Breakthrough in research to save multicopters from crashing

Our wise advice? Please make sure that your drone does not get entangled in a knotty situation that will leave it with a dead rotor.
Because chances are, you will lose it.
Or that was the situation before researchers at Beihang University in China found a way to make sure that a quadcopter flying on only three propellers finds a way to land without crashing and shattering into several fragments.
The researchers, whose area of focus is aeronautical and astronautical research, designed an algorithm to stabilise the drone and keep it flying autonomously after one, two or even three rotors suddenly give out.
But why the focus on multirotor drones?
Because these drones usually have nothing protecting them in case of equipment failure will they are still airborne. There are unmanned aerial aircraft systems like those made by Wingcopter and Avy that have redundancy systems that will automatically kick in to protect the aircraft from crashing if a rotor or a fixed wing fails.

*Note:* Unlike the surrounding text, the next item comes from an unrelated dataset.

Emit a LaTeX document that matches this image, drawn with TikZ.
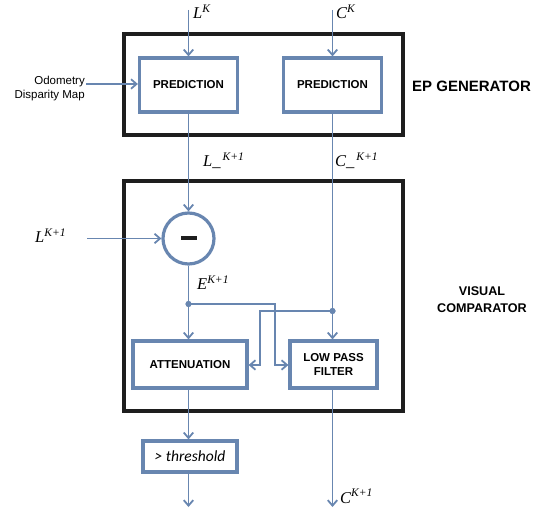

Multirotor drones do not enjoy the luxury of redundancy. Readers might remember our article about the a DJI Phantom drone that got intercepted by an eagle and ended up at the bottom of Lake Michigan.
When a multirotor loses one of its propellers, the high-speed rotational motion will cause controllers to fail and once it starts spinning, the drone can no longer estimate its position in the sky and eventually crashes.
The new software developed by the Beihang researchers will ensure that the drone at least lands safely should one or more of its rotors give out.
To be fair though, this is not the first research into what engineers call fault tolerance – the ability of a system to maintain proper operation in the event of failures or faults in one or more of its components.
The gist of fault tolerance is that if a system’s (in this case a multirotor drone) operating quality decreases at all, the decrease is proportional to the severity of the failure, as compared to a naively designed system, in which even a small failure can lead to total breakdown.
Before focus turned to drones, fault tolerance was particularly sought after in high-availability, mission-critical, or even life-critical systems.
The ability of maintaining functionality when portions of a system break down is referred to as graceful degradation. Thus; researchers into UAS are looking to ensure the graceful degradation of quadcopters that would have lost propelling power.
“When one rotor fails, the drone begins to spin on itself like a gyro,” said lead researcher Quan Quan, a professor at the university.
Professor Quan’s team solved the issue by bypassing the conventional approach of controller switching and instead employed a sophisticated technique known as “uniform passive fault-tolerant control.”
This study proposes a uniform passive fault-tolerant control (FTC) method for a quadcopter that does not rely on fault information subject to one, two adjacent, two opposite, or three rotor failure.
The uniform control implies that the passive FTC is able to cover the condition from quadcopter fault-free to rotor failure without the need for controller switching. To achieve the purpose of passive FTC, the fault of rotors is modelled as a lumped disturbance acting on the virtual control of the quadcopter system.
The estimated disturbance is used directly in the passive FTC. At the same time, a modified controller structure is designed to achieve the passive FTC ability for two- and three-rotor failure.
To avoid the control allocation switching from the fault-free control to the FTC, a dynamic control allocation is used. In addition, the closed-loop stability is analysed in the presence of up to three-rotor failure.
To validate the proposed uniform passive FTC method, outdoor experiments are performed for the first time, which have demonstrated that the hovering quadcopter is able to recover from one rotor failure using the proposed controller and resume its mission even if two adjacent, two opposite, or three rotors fail, without the need for any rotor fault information or controller switching.
The paper, which appeared in the international journal IEEE Transactions on Robotics and has a lot of equations in it, reads in part.
The algorithm will enable the onboard computer to control the drone as it flies and spins, even if three propellers fail.
As further explained by Professor Quan; “The algorithm we have developed enables a functional propeller to generate the entire lift of the drone after it starts spinning — it’s akin to engaging in a game of table tennis where an adept player possesses the ability to serve, dash across to the opposing side, and skilfully catch the ball, thus seamlessly completing the game single-handedly.”
Ke Chenxu, a primary participant in the research and a Ph.D. student at the university, said that the method can be applied to multi-rotor drones with six or eight rotors.
These findings could hold a significant key in salvaging multicopter drones, which are the most widely used drones in the world for various important commercial and humanitarian applications; but whose only saving grace thus far had been a parachute mounted onboard to help with crash landings.